Thursday, August 9, 2012
The Unfortunate State of Sanctuary
When I first started playing Diablo III, I genuinely enjoyed it. I still enjoy it, and I continue to play it every once in a while. There's plenty to do in the game, from hunting for loot to running the auction house to grinding for achievements.
Why am I so bored?
I was talking to a friend of mine recently about how I became bored with D3, and he told me that the game may not have been the exact type of game to satisfy your time-sink needs. While that may partially be true (I like to spend loads of time in other games as well), I have to mostly disagree. The loot hunt was nothing new to me because I can compare it to being similar as the loot hunt in WoW. As you defeat harder foes, they drop higher quality loot to help you kill even harder foes which will drop even higher loot and so on. However, WoW separates it's leveling experience from it's loot hunt experience, while D3 does both at the same time. I suppose there's nothing inherently wrong with that, but we must as a result play through the story multiple times in order to reach level 60 on separate difficulty levels. Not that big of a deal to some, but by the time you reach that maximum level, you're grinding on Inferno difficulty for the best loot through parts of the game you've been through several times before, so not only is it repetitively boring, but it's ridiculously hard too, so you're going to be going even slower through parts you've already been through.
Players on the forums and everywhere else have been citing problems too, ranging from the auction house to the story itself. For me personally, I enjoyed the story, but that might be because I hadn't played a Diablo game before this one, and while it was all intriguing, I can see where people are coming from. They say the beginning is nice at reintroducing us to the realm of Sanctuary, and there aren't a whole lot of complaints other than some digressions that don't make sense, like the part where the sword piece just so happened to be making the goatmen go mad ("Of course!" Deckard Cain exclaims). By the time you reach Act III though, the story is stagnating to your long trips across ramparts and battlefields, and Act IV has you just clicking through some hollow text spoken by ghosts and a few lame minibosses because you want to get to Diablo already.
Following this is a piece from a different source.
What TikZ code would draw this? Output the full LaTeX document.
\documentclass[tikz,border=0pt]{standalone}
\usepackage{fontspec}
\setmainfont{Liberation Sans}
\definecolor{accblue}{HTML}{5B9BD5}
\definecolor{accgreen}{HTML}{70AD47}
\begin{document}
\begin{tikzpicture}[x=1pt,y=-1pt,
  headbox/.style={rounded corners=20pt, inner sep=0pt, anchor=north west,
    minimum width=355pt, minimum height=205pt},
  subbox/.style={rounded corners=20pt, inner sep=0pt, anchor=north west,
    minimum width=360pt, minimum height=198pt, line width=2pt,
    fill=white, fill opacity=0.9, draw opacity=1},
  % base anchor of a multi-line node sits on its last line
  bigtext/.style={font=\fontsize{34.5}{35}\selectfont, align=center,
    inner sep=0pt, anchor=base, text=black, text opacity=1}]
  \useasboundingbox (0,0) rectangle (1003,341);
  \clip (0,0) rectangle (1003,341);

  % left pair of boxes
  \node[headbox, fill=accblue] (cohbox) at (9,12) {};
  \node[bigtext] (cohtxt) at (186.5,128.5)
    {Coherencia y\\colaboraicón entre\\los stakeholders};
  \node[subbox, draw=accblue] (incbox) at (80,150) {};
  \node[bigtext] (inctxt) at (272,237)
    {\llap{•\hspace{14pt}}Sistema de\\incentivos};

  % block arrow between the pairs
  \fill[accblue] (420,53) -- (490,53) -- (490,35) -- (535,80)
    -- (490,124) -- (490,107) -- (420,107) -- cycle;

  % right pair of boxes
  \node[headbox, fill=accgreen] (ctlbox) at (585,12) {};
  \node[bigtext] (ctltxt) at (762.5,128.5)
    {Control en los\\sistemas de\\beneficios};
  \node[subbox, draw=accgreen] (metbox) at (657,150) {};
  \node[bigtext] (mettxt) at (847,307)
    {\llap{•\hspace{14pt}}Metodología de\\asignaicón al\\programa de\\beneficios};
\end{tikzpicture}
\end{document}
At the same time, the auction house is there to help you retrieve loot for money or gold to help you get that item that just won't drop, but then the "item hunt end game" becomes pointless because you can just buy everything by earning all the gold necessary. The personally acquired item drops are more than enough for you to complete Normal, but you better have saved some dough for Nightmare, because continuing on through the new difficulty will prove difficult without grandfather Auction House's core advice and assistance.
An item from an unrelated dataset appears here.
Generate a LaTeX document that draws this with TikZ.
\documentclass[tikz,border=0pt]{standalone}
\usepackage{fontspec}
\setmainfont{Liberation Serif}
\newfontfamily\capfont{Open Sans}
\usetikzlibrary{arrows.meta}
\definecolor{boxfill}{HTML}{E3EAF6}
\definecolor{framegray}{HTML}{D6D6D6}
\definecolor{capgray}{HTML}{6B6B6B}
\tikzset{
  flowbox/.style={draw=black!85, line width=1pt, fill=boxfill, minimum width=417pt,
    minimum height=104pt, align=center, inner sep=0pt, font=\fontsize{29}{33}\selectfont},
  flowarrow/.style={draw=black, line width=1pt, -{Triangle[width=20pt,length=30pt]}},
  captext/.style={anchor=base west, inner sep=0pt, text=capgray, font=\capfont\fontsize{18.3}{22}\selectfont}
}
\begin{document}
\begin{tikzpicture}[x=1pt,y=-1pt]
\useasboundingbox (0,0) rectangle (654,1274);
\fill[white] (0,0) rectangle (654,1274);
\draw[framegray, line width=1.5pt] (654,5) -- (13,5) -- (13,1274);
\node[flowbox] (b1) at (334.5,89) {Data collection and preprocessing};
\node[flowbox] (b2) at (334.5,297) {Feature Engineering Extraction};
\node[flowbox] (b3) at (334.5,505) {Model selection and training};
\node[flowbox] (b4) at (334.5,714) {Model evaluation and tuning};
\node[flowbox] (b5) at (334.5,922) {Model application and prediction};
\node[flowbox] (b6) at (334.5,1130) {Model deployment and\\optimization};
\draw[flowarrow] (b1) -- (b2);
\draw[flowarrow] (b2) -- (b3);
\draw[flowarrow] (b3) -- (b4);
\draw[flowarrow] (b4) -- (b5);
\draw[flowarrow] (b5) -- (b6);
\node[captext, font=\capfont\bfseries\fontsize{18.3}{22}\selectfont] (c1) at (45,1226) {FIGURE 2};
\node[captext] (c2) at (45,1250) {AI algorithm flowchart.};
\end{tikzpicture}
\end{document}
My point is this: It's not that I'm bored with the vast amount of things that I have available to do in front of me. I am bored with how the game is more about the calculation-heavy meta involving the auction house and it's almost-necessary use for higher difficulty. I've heard from friends that previous Diablo games were fun because finding that one item you've been searching for forever was a wonderful experience. Now, we can just look up the closest thing in the auction house, and most of the items we actually find ourselves either end up being not worth wearing or vendored, with a select few being good enough to auction off.
The game is no longer about the fun of dungeon crawling for awesome items. It's more about thinking and bartering and making gold. Color me disappointed for wanting to go on an adventure.